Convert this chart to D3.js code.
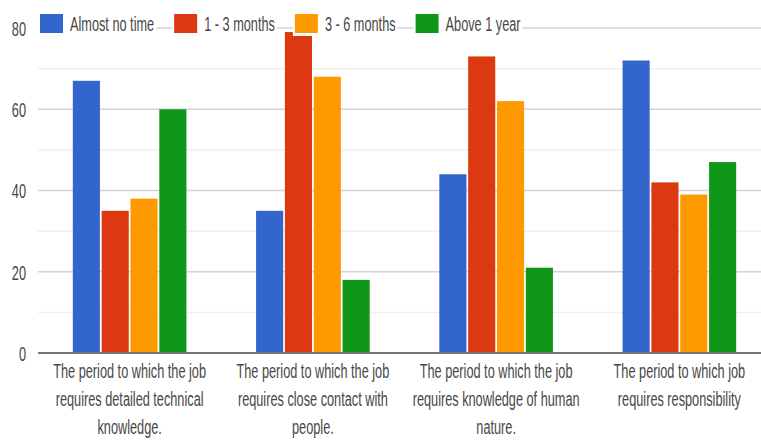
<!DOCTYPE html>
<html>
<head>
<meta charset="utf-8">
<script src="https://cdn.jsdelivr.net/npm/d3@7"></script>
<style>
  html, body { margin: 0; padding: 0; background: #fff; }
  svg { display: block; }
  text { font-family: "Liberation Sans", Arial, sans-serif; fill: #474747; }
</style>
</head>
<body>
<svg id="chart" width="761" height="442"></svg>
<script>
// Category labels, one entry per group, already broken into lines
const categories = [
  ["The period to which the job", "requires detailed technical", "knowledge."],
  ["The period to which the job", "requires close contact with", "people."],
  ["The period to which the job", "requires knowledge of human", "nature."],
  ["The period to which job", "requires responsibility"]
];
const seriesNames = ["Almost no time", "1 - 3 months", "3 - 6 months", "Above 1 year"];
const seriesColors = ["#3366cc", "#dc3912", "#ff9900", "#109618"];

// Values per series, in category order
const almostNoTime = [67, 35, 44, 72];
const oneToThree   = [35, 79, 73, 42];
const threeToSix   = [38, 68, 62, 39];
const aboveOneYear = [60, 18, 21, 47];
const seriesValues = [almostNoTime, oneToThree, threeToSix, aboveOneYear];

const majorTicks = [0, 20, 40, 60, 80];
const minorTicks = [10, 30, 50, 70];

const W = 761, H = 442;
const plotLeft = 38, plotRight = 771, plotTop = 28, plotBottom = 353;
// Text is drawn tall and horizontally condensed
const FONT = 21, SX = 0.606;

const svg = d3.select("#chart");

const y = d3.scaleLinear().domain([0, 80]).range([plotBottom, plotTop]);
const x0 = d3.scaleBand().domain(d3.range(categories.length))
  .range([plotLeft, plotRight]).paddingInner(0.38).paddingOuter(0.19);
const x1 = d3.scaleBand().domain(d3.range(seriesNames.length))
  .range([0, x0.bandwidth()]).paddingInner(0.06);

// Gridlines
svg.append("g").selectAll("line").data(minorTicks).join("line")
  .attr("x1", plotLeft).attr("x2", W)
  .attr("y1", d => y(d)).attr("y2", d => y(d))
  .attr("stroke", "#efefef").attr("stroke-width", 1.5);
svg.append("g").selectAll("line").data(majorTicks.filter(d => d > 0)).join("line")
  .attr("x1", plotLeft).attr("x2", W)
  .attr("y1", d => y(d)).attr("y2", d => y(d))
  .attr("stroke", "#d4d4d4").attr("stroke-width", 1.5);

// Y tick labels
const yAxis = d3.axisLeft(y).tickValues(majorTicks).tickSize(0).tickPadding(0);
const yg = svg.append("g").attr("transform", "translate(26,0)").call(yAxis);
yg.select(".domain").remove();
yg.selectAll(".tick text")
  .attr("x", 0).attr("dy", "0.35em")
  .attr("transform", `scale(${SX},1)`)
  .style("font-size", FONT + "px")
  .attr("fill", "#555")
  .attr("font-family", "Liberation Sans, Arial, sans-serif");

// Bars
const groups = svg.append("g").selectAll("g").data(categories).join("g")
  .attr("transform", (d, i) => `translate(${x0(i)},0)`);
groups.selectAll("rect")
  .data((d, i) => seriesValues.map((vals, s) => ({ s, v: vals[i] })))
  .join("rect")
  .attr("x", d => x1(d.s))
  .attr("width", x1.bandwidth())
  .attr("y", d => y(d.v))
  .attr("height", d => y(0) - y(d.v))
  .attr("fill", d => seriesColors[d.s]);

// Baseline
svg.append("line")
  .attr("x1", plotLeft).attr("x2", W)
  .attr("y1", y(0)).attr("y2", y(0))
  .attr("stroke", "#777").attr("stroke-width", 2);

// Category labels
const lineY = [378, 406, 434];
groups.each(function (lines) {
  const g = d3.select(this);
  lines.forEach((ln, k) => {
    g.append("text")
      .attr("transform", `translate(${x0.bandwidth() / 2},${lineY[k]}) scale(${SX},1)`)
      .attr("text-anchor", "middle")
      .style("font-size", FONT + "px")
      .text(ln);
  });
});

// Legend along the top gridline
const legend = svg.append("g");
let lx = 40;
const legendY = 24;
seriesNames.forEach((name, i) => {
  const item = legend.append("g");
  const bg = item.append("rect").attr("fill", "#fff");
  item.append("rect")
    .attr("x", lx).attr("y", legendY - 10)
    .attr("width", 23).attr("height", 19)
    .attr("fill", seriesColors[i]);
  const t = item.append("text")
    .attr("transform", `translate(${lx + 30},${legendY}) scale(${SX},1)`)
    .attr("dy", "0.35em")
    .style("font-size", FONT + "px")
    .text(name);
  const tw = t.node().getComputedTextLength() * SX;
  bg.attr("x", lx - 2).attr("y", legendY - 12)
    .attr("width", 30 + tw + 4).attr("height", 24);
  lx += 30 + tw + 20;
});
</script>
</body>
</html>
────────────────────
- [TASK OBJECTIVE] Without including any pictures, print all of the material exactly as given.

- [THE OUTPUT]
Convert this chart to D3.js code.
<!DOCTYPE html>
<html>
<head>
<meta charset="utf-8">
<script src="https://cdn.jsdelivr.net/npm/d3@7"></script>
<style>
  html, body { margin: 0; padding: 0; background: #fff; }
  svg { display: block; }
  text { font-family: "Liberation Sans", Arial, sans-serif; fill: #474747; }
</style>
</head>
<body>
<svg id="chart" width="761" height="442"></svg>
<script>
// Category labels, one entry per group, already broken into lines
const categories = [
  ["The period to which the job", "requires detailed technical", "knowledge."],
  ["The period to which the job", "requires close contact with", "people."],
  ["The period to which the job", "requires knowledge of human", "nature."],
  ["The period to which job", "requires responsibility"]
];
const seriesNames = ["Almost no time", "1 - 3 months", "3 - 6 months", "Above 1 year"];
const seriesColors = ["#3366cc", "#dc3912", "#ff9900", "#109618"];

// Values per series, in category order
const almostNoTime = [67, 35, 44, 72];
const oneToThree   = [35, 79, 73, 42];
const threeToSix   = [38, 68, 62, 39];
const aboveOneYear = [60, 18, 21, 47];
const seriesValues = [almostNoTime, oneToThree, threeToSix, aboveOneYear];

const majorTicks = [0, 20, 40, 60, 80];
const minorTicks = [10, 30, 50, 70];

const W = 761, H = 442;
const plotLeft = 38, plotRight = 771, plotTop = 28, plotBottom = 353;
// Text is drawn tall and horizontally condensed
const FONT = 21, SX = 0.606;

const svg = d3.select("#chart");

const y = d3.scaleLinear().domain([0, 80]).range([plotBottom, plotTop]);
const x0 = d3.scaleBand().domain(d3.range(categories.length))
  .range([plotLeft, plotRight]).paddingInner(0.38).paddingOuter(0.19);
const x1 = d3.scaleBand().domain(d3.range(seriesNames.length))
  .range([0, x0.bandwidth()]).paddingInner(0.06);

// Gridlines
svg.append("g").selectAll("line").data(minorTicks).join("line")
  .attr("x1", plotLeft).attr("x2", W)
  .attr("y1", d => y(d)).attr("y2", d => y(d))
  .attr("stroke", "#efefef").attr("stroke-width", 1.5);
svg.append("g").selectAll("line").data(majorTicks.filter(d => d > 0)).join("line")
  .attr("x1", plotLeft).attr("x2", W)
  .attr("y1", d => y(d)).attr("y2", d => y(d))
  .attr("stroke", "#d4d4d4").attr("stroke-width", 1.5);

// Y tick labels
const yAxis = d3.axisLeft(y).tickValues(majorTicks).tickSize(0).tickPadding(0);
const yg = svg.append("g").attr("transform", "translate(26,0)").call(yAxis);
yg.select(".domain").remove();
yg.selectAll(".tick text")
  .attr("x", 0).attr("dy", "0.35em")
  .attr("transform", `scale(${SX},1)`)
  .style("font-size", FONT + "px")
  .attr("fill", "#555")
  .attr("font-family", "Liberation Sans, Arial, sans-serif");

// Bars
const groups = svg.append("g").selectAll("g").data(categories).join("g")
  .attr("transform", (d, i) => `translate(${x0(i)},0)`);
groups.selectAll("rect")
  .data((d, i) => seriesValues.map((vals, s) => ({ s, v: vals[i] })))
  .join("rect")
  .attr("x", d => x1(d.s))
  .attr("width", x1.bandwidth())
  .attr("y", d => y(d.v))
  .attr("height", d => y(0) - y(d.v))
  .attr("fill", d => seriesColors[d.s]);

// Baseline
svg.append("line")
  .attr("x1", plotLeft).attr("x2", W)
  .attr("y1", y(0)).attr("y2", y(0))
  .attr("stroke", "#777").attr("stroke-width", 2);

// Category labels
const lineY = [378, 406, 434];
groups.each(function (lines) {
  const g = d3.select(this);
  lines.forEach((ln, k) => {
    g.append("text")
      .attr("transform", `translate(${x0.bandwidth() / 2},${lineY[k]}) scale(${SX},1)`)
      .attr("text-anchor", "middle")
      .style("font-size", FONT + "px")
      .text(ln);
  });
});

// Legend along the top gridline
const legend = svg.append("g");
let lx = 40;
const legendY = 24;
seriesNames.forEach((name, i) => {
  const item = legend.append("g");
  const bg = item.append("rect").attr("fill", "#fff");
  item.append("rect")
    .attr("x", lx).attr("y", legendY - 10)
    .attr("width", 23).attr("height", 19)
    .attr("fill", seriesColors[i]);
  const t = item.append("text")
    .attr("transform", `translate(${lx + 30},${legendY}) scale(${SX},1)`)
    .attr("dy", "0.35em")
    .style("font-size", FONT + "px")
    .text(name);
  const tw = t.node().getComputedTextLength() * SX;
  bg.attr("x", lx - 2).attr("y", legendY - 12)
    .attr("width", 30 + tw + 4).attr("height", 24);
  lx += 30 + tw + 20;
});
</script>
</body>
</html>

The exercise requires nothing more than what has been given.